Remember a month ago when I talked about GM? Now they are laying off 25,000 workers. That is not a very good sign. Combined with their low car sales means that this cornerstone of US manufacturing is in huge trouble. Their bonds are junk and their prospects are pretty bad. Can bankruptcy be fare behind?

Middlebury Reunion

A lot has happened in the past month and I have been very busy. Classes have ended and the senior class at Vermont Commons has graduated. The good byes are tough especially considering that I have taught some of these kids for four or five years. The world keeps turning and times change.
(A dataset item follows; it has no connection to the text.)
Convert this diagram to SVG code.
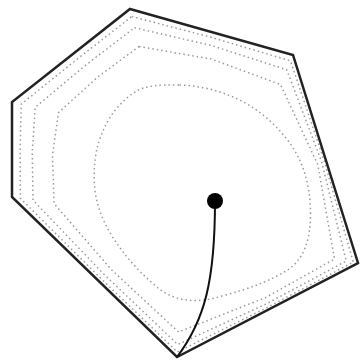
<svg xmlns="http://www.w3.org/2000/svg" width="360" height="361" viewBox="0 0 360 361">
  <style>
    .ring { fill: none; stroke: #9a9a9a; stroke-width: 1.5; stroke-dasharray: 1.5 3; stroke-linejoin: round; }
    .hex { fill: none; stroke: #222; stroke-width: 2.5; stroke-linejoin: miter; }
    .link { fill: none; stroke: #111; stroke-width: 2; }
  </style>
  <rect width="360" height="361" fill="#fff"/>
  <g id="rings">
    <polygon class="ring" points="131.8,16.5 211.45,37.4 290.5,60.9 323.95,160.1 353.3,262.2 267.15,307.5 177.3,352 97.85,275.5 20.4,198.3 20.1,150.55 21.3,104.1 76.4,59.75"/>
    <polygon class="ring" points="134.5,27.75 211.4,45.5 286.75,69.75 321.6,161.75 346.25,261 266.6,303.75 177.75,344.5 102.9,273.25 33,200.25 32.25,152.1 35.25,107.25 84.5,66.1"/>
    <polygon class="ring" points="139,46.5 211.25,59 280.5,84.5 317.75,164.5 334.5,259 265.75,297.5 178.5,332 111.25,269.5 54,203.5 52.5,154.75 58.5,112.5 98,76.75"/>
    <path class="ring" d="M179.5,85 Q211,86 239.5,100 Q268,114 289,142 Q310,170 310.5,212.5 Q311,255 287.5,270 Q264,285 222,296 Q180,309 154,284.5 Q128,262 112,236 Q96,210 94.5,185 Q93,160 99,141.5 Q105,123 115,110.5 Q125,98 136.5,91 Q148,84 179.5,85 Z"/>
  </g>
  <g id="hexagon">
    <polygon class="hex" points="130,9 293,55 358,263 177,357 12,197 12,102"/>
  </g>
  <g id="connectors">
    <path class="link" d="M215,201 C215,280 205,320 177,357"/>
  </g>
  <g id="dot">
    <circle cx="215" cy="201" r="8" fill="#000"/>
  </g>
</svg>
I went to my 15th college reunion. It was fun, but a little depressing. The accomplishments of some of my classmates are quite extraordinary. I spent a fair amount of time with an Assistant Professor at Duke in the Medical School, a homebuilder and an oil executive. There were also some impressive people leading quiet high quality lives of teachers, parents and storeowners. I liked hanging out with these people the best. It was also great to see some close friends that I have not talked to in ten or fifteen years. The reunion made me realize that I am just a simple person with no real desire to be anything other then a good husband, father, teacher and friend. I’m just a simple hobbit living in the shire.

Friday, June 03, 2005

Commons Co-Article in Burlington Free Press

The Burlington Free Press published a report on the Commons Co-op Project. It was a good article and great publicity for the school and the project. This project has been taking a lot of time lately and I will soon be posting an update various activities and events that I have been participating in.